> _Aim_: Skip the pictures. Reproduce all other material exactly.

* Begin Provided data *

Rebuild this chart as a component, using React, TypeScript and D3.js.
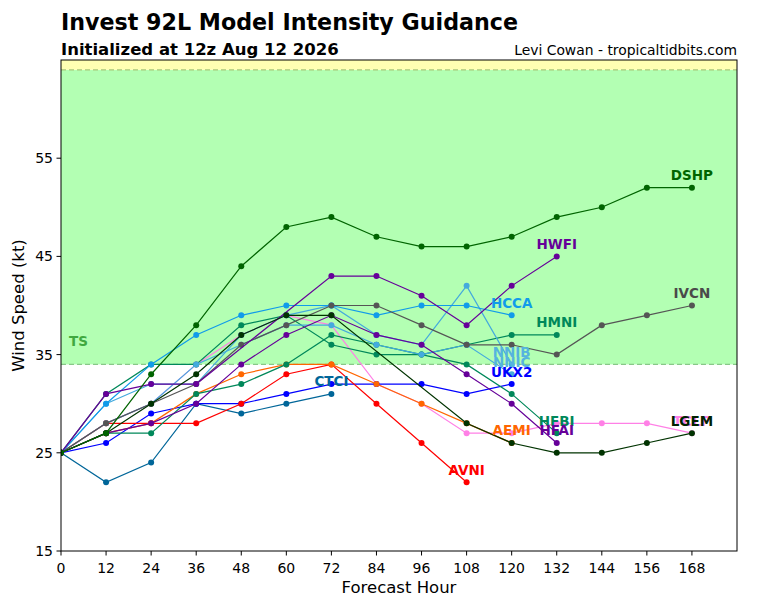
import React from "react";
import * as d3 from "d3";

const HOURS = [0, 12, 24, 36, 48, 60, 72, 84, 96, 108, 120, 132, 144, 156, 168];
const X_TICKS = [0, 12, 24, 36, 48, 60, 72, 84, 96, 108, 120, 132, 144, 156, 168];
const Y_TICKS = [15, 25, 35, 45, 55];

const TCLP = [25, 28, 30, 34, 37, 39, 38, 32, 30, 27, 27, 28, 28, 28, 27];
const CTCI = [25, 22, 24, 30, 29, 30, 31];
const UKX2 = [25, 26, 29, 30, 30, 31, 32, 32, 32, 31, 32];
const AVNI = [25, 28, 28, 28, 30, 33, 34, 30, 26, 22];
const AEMI = [25, 27, 28, 31, 33, 34, 34, 32, 30, 28, 26];
const HFBI = [25, 27, 27, 31, 32, 34, 37, 36, 35, 34, 31, 27];
const HMNI = [25, 31, 34, 34, 38, 39, 36, 35, 35, 36, 37, 37];
const NNIC = [25, 28, 30, 34, 36, 38, 38, 36, 35, 36, 33];
const NNIB = [25, 30, 32, 32, 37, 39, 40, 37, 36, 42, 34];
const HCCA = [25, 30, 34, 37, 39, 40, 40, 39, 40, 40, 39];
const IVCN = [25, 28, 30, 32, 36, 38, 40, 40, 38, 36, 36, 35, 38, 39, 40];
const HFAI = [25, 27, 28, 30, 34, 37, 39, 37, 36, 33, 30, 26];
const HWFI = [25, 31, 32, 32, null, null, 43, 43, 41, 38, 42, 45];
const LGEM = [25, 27, 30, 33, 37, 39, 39, null, null, 28, 26, 25, 25, 26, 27];
const DSHP = [25, 27, 33, 38, 44, 48, 49, 47, 46, 46, 47, 49, 50, 52, 52];

const MODELS: { name: string; values: (number | null)[]; color: string; label: string }[] = [
  { name: "TCLP", values: TCLP, color: "#ff80e6", label: "#ff80e6" },
  { name: "CTCI", values: CTCI, color: "#006699", label: "#006699" },
  { name: "UKX2", values: UKX2, color: "#0000ff", label: "#0000ff" },
  { name: "AVNI", values: AVNI, color: "#ff0000", label: "#ff0000" },
  { name: "AEMI", values: AEMI, color: "#ff6600", label: "#ff6600" },
  { name: "HFBI", values: HFBI, color: "#00885a", label: "#00885a" },
  { name: "HMNI", values: HMNI, color: "#00885a", label: "#00885a" },
  { name: "NNIC", values: NNIC, color: "#44aadd", label: "#55b4de" },
  { name: "NNIB", values: NNIB, color: "#44aadd", label: "#55b4de" },
  { name: "HCCA", values: HCCA, color: "#119bea", label: "#119bea" },
  { name: "IVCN", values: IVCN, color: "#555555", label: "#4a4a4a" },
  { name: "HFAI", values: HFAI, color: "#660099", label: "#660099" },
  { name: "HWFI", values: HWFI, color: "#660099", label: "#660099" },
  { name: "LGEM", values: LGEM, color: "#003300", label: "#002200" },
  { name: "DSHP", values: DSHP, color: "#006400", label: "#006400" },
];

const W = 768;
const H = 600;
const L = 61;
const R = 737;
const T = 60;
const B = 551;
const FONT = "'DejaVu Sans', sans-serif";

export default function App() {
  const x = d3.scaleLinear().domain([0, 180]).range([L, R]);
  const y = d3.scaleLinear().domain([15, 65]).range([B, T]);
  const line = d3
    .line<[number, number]>()
    .x((d) => x(d[0]))
    .y((d) => y(d[1]));

  const series = MODELS.map((m) => {
    const pts: [number, number][] = [];
    m.values.forEach((v, i) => {
      if (v !== null) pts.push([HOURS[i], v]);
    });
    return { ...m, pts };
  });

  return (
    <svg
      width={W}
      height={H}
      style={{ position: "absolute", left: 0, top: 0, background: "#fff" }}
      fontFamily={FONT}
    >
      <rect x={0} y={0} width={W} height={H} fill="#fff" />
      <text x={61} y={30} fontSize={22.2} fontWeight="bold" fill="#000">
        Invest 92L Model Intensity Guidance
      </text>
      <text x={61} y={55} fontSize={16.5} fontWeight="bold" fill="#000">
        Initialized at 12z Aug 12 2026
      </text>
      <text x={737} y={55} fontSize={13.9} textAnchor="end" fill="#000">
        Levi Cowan - tropicaltidbits.com
      </text>

      <defs>
        <clipPath id="plot">
          <rect x={L} y={T} width={R - L} height={B - T} />
        </clipPath>
      </defs>

      <g clipPath="url(#plot)">
        <rect x={L} y={y(64)} width={R - L} height={y(34) - y(64)} fill="#b3ffb3" />
        <rect x={L} y={T} width={R - L} height={y(64) - T} fill="#ffffb3" />
        <line x1={L} x2={R} y1={y(34)} y2={y(34)} stroke="#88c888" strokeWidth={1.2} strokeDasharray="5,3" />
        <line x1={L} x2={R} y1={y(64)} y2={y(64)} stroke="#a8c878" strokeWidth={1.2} strokeDasharray="5,3" />
        <text x={69} y={y(34) - 23} fontSize={13.5} fontWeight="bold" fill="#40a840" dominantBaseline="central">
          TS
        </text>

        {series.map((m) => (
          <g key={m.name}>
            <path d={line(m.pts) || ""} fill="none" stroke={m.color} strokeWidth={1.2} />
            {m.pts.map((p, i) => (
              <circle key={i} cx={x(p[0])} cy={y(p[1])} r={3} fill={m.color} />
            ))}
          </g>
        ))}
        {series.map((m) => {
          const last = m.pts[m.pts.length - 1];
          return (
            <text
              key={m.name + "-l"}
              x={x(last[0])}
              y={y(last[1]) - 12.5}
              fontSize={13.5}
              fontWeight="bold"
              fill={m.label}
              textAnchor="middle"
              dominantBaseline="central"
            >
              {m.name}
            </text>
          );
        })}
      </g>

      <rect x={L} y={T} width={R - L} height={B - T} fill="none" stroke="#000" strokeWidth={1} />

      {X_TICKS.map((t) => (
        <g key={"x" + t}>
          <line x1={x(t)} x2={x(t)} y1={B} y2={B + 4.5} stroke="#000" />
          <text x={x(t)} y={B + 22} fontSize={14} textAnchor="middle" fill="#000">
            {t}
          </text>
        </g>
      ))}
      {Y_TICKS.map((t) => (
        <g key={"y" + t}>
          <line x1={L - 4.5} x2={L} y1={y(t)} y2={y(t)} stroke="#000" />
          <text x={L - 8} y={y(t)} fontSize={14} textAnchor="end" dominantBaseline="central" fill="#000">
            {t}
          </text>
        </g>
      ))}
      <text x={(L + R) / 2} y={593} fontSize={16.5} textAnchor="middle" fill="#000">
        Forecast Hour
      </text>
      <text
        transform={`translate(24, ${(T + B) / 2}) rotate(-90)`}
        fontSize={16.5}
        textAnchor="middle"
        fill="#000"
      >
        Wind Speed (kt)
      </text>
    </svg>
  );
}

* End Provided data *

> _The completed task_:
Rebuild this chart as a component, using React, TypeScript and D3.js.
import React from "react";
import * as d3 from "d3";

const HOURS = [0, 12, 24, 36, 48, 60, 72, 84, 96, 108, 120, 132, 144, 156, 168];
const X_TICKS = [0, 12, 24, 36, 48, 60, 72, 84, 96, 108, 120, 132, 144, 156, 168];
const Y_TICKS = [15, 25, 35, 45, 55];

const TCLP = [25, 28, 30, 34, 37, 39, 38, 32, 30, 27, 27, 28, 28, 28, 27];
const CTCI = [25, 22, 24, 30, 29, 30, 31];
const UKX2 = [25, 26, 29, 30, 30, 31, 32, 32, 32, 31, 32];
const AVNI = [25, 28, 28, 28, 30, 33, 34, 30, 26, 22];
const AEMI = [25, 27, 28, 31, 33, 34, 34, 32, 30, 28, 26];
const HFBI = [25, 27, 27, 31, 32, 34, 37, 36, 35, 34, 31, 27];
const HMNI = [25, 31, 34, 34, 38, 39, 36, 35, 35, 36, 37, 37];
const NNIC = [25, 28, 30, 34, 36, 38, 38, 36, 35, 36, 33];
const NNIB = [25, 30, 32, 32, 37, 39, 40, 37, 36, 42, 34];
const HCCA = [25, 30, 34, 37, 39, 40, 40, 39, 40, 40, 39];
const IVCN = [25, 28, 30, 32, 36, 38, 40, 40, 38, 36, 36, 35, 38, 39, 40];
const HFAI = [25, 27, 28, 30, 34, 37, 39, 37, 36, 33, 30, 26];
const HWFI = [25, 31, 32, 32, null, null, 43, 43, 41, 38, 42, 45];
const LGEM = [25, 27, 30, 33, 37, 39, 39, null, null, 28, 26, 25, 25, 26, 27];
const DSHP = [25, 27, 33, 38, 44, 48, 49, 47, 46, 46, 47, 49, 50, 52, 52];

const MODELS: { name: string; values: (number | null)[]; color: string; label: string }[] = [
  { name: "TCLP", values: TCLP, color: "#ff80e6", label: "#ff80e6" },
  { name: "CTCI", values: CTCI, color: "#006699", label: "#006699" },
  { name: "UKX2", values: UKX2, color: "#0000ff", label: "#0000ff" },
  { name: "AVNI", values: AVNI, color: "#ff0000", label: "#ff0000" },
  { name: "AEMI", values: AEMI, color: "#ff6600", label: "#ff6600" },
  { name: "HFBI", values: HFBI, color: "#00885a", label: "#00885a" },
  { name: "HMNI", values: HMNI, color: "#00885a", label: "#00885a" },
  { name: "NNIC", values: NNIC, color: "#44aadd", label: "#55b4de" },
  { name: "NNIB", values: NNIB, color: "#44aadd", label: "#55b4de" },
  { name: "HCCA", values: HCCA, color: "#119bea", label: "#119bea" },
  { name: "IVCN", values: IVCN, color: "#555555", label: "#4a4a4a" },
  { name: "HFAI", values: HFAI, color: "#660099", label: "#660099" },
  { name: "HWFI", values: HWFI, color: "#660099", label: "#660099" },
  { name: "LGEM", values: LGEM, color: "#003300", label: "#002200" },
  { name: "DSHP", values: DSHP, color: "#006400", label: "#006400" },
];

const W = 768;
const H = 600;
const L = 61;
const R = 737;
const T = 60;
const B = 551;
const FONT = "'DejaVu Sans', sans-serif";

export default function App() {
  const x = d3.scaleLinear().domain([0, 180]).range([L, R]);
  const y = d3.scaleLinear().domain([15, 65]).range([B, T]);
  const line = d3
    .line<[number, number]>()
    .x((d) => x(d[0]))
    .y((d) => y(d[1]));

  const series = MODELS.map((m) => {
    const pts: [number, number][] = [];
    m.values.forEach((v, i) => {
      if (v !== null) pts.push([HOURS[i], v]);
    });
    return { ...m, pts };
  });

  return (
    <svg
      width={W}
      height={H}
      style={{ position: "absolute", left: 0, top: 0, background: "#fff" }}
      fontFamily={FONT}
    >
      <rect x={0} y={0} width={W} height={H} fill="#fff" />
      <text x={61} y={30} fontSize={22.2} fontWeight="bold" fill="#000">
        Invest 92L Model Intensity Guidance
      </text>
      <text x={61} y={55} fontSize={16.5} fontWeight="bold" fill="#000">
        Initialized at 12z Aug 12 2026
      </text>
      <text x={737} y={55} fontSize={13.9} textAnchor="end" fill="#000">
        Levi Cowan - tropicaltidbits.com
      </text>

      <defs>
        <clipPath id="plot">
          <rect x={L} y={T} width={R - L} height={B - T} />
        </clipPath>
      </defs>

      <g clipPath="url(#plot)">
        <rect x={L} y={y(64)} width={R - L} height={y(34) - y(64)} fill="#b3ffb3" />
        <rect x={L} y={T} width={R - L} height={y(64) - T} fill="#ffffb3" />
        <line x1={L} x2={R} y1={y(34)} y2={y(34)} stroke="#88c888" strokeWidth={1.2} strokeDasharray="5,3" />
        <line x1={L} x2={R} y1={y(64)} y2={y(64)} stroke="#a8c878" strokeWidth={1.2} strokeDasharray="5,3" />
        <text x={69} y={y(34) - 23} fontSize={13.5} fontWeight="bold" fill="#40a840" dominantBaseline="central">
          TS
        </text>

        {series.map((m) => (
          <g key={m.name}>
            <path d={line(m.pts) || ""} fill="none" stroke={m.color} strokeWidth={1.2} />
            {m.pts.map((p, i) => (
              <circle key={i} cx={x(p[0])} cy={y(p[1])} r={3} fill={m.color} />
            ))}
          </g>
        ))}
        {series.map((m) => {
          const last = m.pts[m.pts.length - 1];
          return (
            <text
              key={m.name + "-l"}
              x={x(last[0])}
              y={y(last[1]) - 12.5}
              fontSize={13.5}
              fontWeight="bold"
              fill={m.label}
              textAnchor="middle"
              dominantBaseline="central"
            >
              {m.name}
            </text>
          );
        })}
      </g>

      <rect x={L} y={T} width={R - L} height={B - T} fill="none" stroke="#000" strokeWidth={1} />

      {X_TICKS.map((t) => (
        <g key={"x" + t}>
          <line x1={x(t)} x2={x(t)} y1={B} y2={B + 4.5} stroke="#000" />
          <text x={x(t)} y={B + 22} fontSize={14} textAnchor="middle" fill="#000">
            {t}
          </text>
        </g>
      ))}
      {Y_TICKS.map((t) => (
        <g key={"y" + t}>
          <line x1={L - 4.5} x2={L} y1={y(t)} y2={y(t)} stroke="#000" />
          <text x={L - 8} y={y(t)} fontSize={14} textAnchor="end" dominantBaseline="central" fill="#000">
            {t}
          </text>
        </g>
      ))}
      <text x={(L + R) / 2} y={593} fontSize={16.5} textAnchor="middle" fill="#000">
        Forecast Hour
      </text>
      <text
        transform={`translate(24, ${(T + B) / 2}) rotate(-90)`}
        fontSize={16.5}
        textAnchor="middle"
        fill="#000"
      >
        Wind Speed (kt)
      </text>
    </svg>
  );
}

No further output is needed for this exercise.